Veel indicatie-uitbreidingen en combinatietherapieën
Bij de oncologische geneesmiddelen is zelfs meer dan de helft een indicatie-uitbreiding. Dat komt met name door veel uitbreidingen op het gebied van de PD-1 / PD-L1 -remmers zoals pembrolizumab en atezolizumab. PD-1 is een eiwit aan de buitenkant van bepaalde afweercellen. PD-L1 is een eiwit aan de buitenkant van de tumorcel. Deze 2 eiwitten binden aan elkaar. Als ze dat doen, worden de afweercellen niet actief. Het afweersysteem valt de kankercellen niet aan. De werking van deze geneesmiddelen is er dus op gericht om dit te voorkomen.
Meer dan een kwart van de oncologische geneesmiddelen betreft een combinatietherapie. Een opkomende trend is om PD-1 / PD-L1 remmers meer in combinatie te geven met andere therapieën bij met name longkanker.
Duurste individuele middelen in categorieën spierziekten en stofwisselingsziekten
De oncologische geneesmiddelen zijn echter niet de geneesmiddelen die het duurste zijn per patiënt per jaar. Bij de intramurale geneesmiddelen (middelen die in het ziekenhuis worden gebruikt) kunnen in de Horizonscan de duurste geneesmiddelen per patiënt per jaar gevonden worden binnen de categorieën ‘spierziekten’, ‘hemostase-bevorderende medicatie’ en ‘oogaandoeningen’.
Van de extramurale geneesmiddelen (verkrijgbaar bij de apotheek) vallen de duurste middelen per patiënt per jaar binnen de groepen ‘stofwisselingsziekten’, ‘neurologie’, ‘spierziekten’ en ‘oogaandoeningen’. In 2019 wordt bijvoorbeeld de gentherapie ‘onasemnogene abeparvovec’ verwacht voor de behandeling van patiënten met spinale musculaire atrofie type 1 (SMA type 1).
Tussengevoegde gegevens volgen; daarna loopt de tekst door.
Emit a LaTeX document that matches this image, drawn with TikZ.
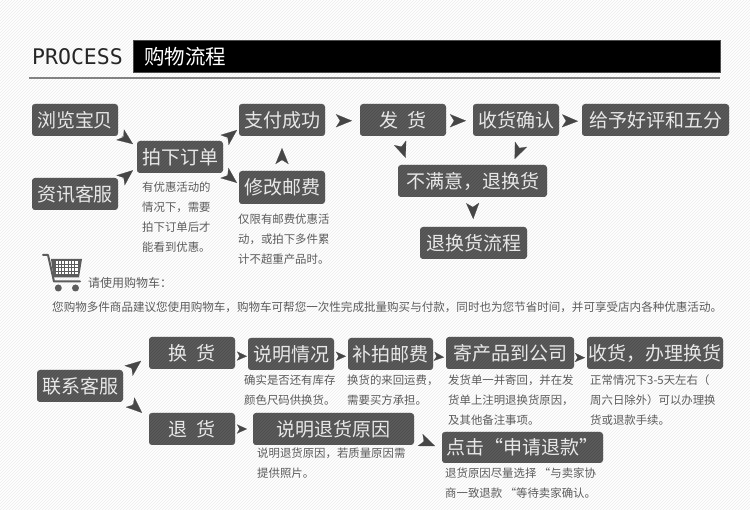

De kosten van deze therapie zullen aanzienlijk zijn, gezien het gaat om een éénmalige behandeling. Dit geldt ook voor andere gentherapieën die in ontwikkeling zijn bijvoorbeeld Valoctocogene roxaparvovec (BMN 270) tegen hemofilie A en AMT-061 tegen hemofilie B.
Dure geneesmiddelen die extramuraal verwacht worden binnen de ‘stofwisselingsziekten’ betreffen ‘Pegvaliase’ tegen ‘Hyperfenylalaninemie’, bij patiënten met fenylketonurie (PKU), ‘Arimoclomol citraat’ tegen Niemann-Pick disease, type C (NPC). Een voorbeeld binnen spierziekten is ‘Edasalonexent’ tegen Duchenne Muscular Dystrophy.
Veel weesgeneesmiddelen
Ruim 150 geneesmiddelen in de Horizonscan bezitten de weesgeneesmiddelstatus, meer dan een derde van alle records. Ongeveer 20 van deze geneesmiddelen betreft veelbelovende geneesmiddelen gericht op noodzakelijke zorg (“unmet medical need”), ook wel PRIME geneesmiddelen genoemd door de EMA. Veelbelovende ontwikkelingen kunnen onder andere gevonden worden op het gebied van lymfeklierkanker, leverziekten en de niet oncologische hemotologie.
Openbaar en objectief overzicht
Met de Horizonscan Geneesmiddelen bieden het Zorginstituut en andere partijen in de zorg een integraal, openbaar en objectief overzicht van geneesmiddelen die op de markt verwacht worden. De Horizonscan richt zich op de intramurale en extramurale geneesmiddelen en kijkt 2 jaar vooruit, zodat onder meer:
- kennis over het op de markt komen van (innovatieve) geneesmiddelen wordt gebundeld en de toegang tot deze informatie wordt geoptimaliseerd;
- patiënten, behandelaars, ziekenhuizen, zorgverzekeraars en overheidsorganen vroegtijdig op de hoogte zijn van verwachte ontwikkelingen op het gebied van geneesmiddelen en wat de mogelijke gevolgen hiervan zijn;
- zorgverzekeraars en ziekenhuizen op basis van deze informatie hun inkoop beter kunnen organiseren en hun onderhandelingspositie als inkoper van geneesmiddelen kunnen versterken;
- behandelaren beter kunnen bepalen wat deze ontwikkelingen betekenen voor het behandelaanbod;
- het Zorginstituut beoordelingen van geneesmiddelen tijdig kan agenderen en voorbereiden.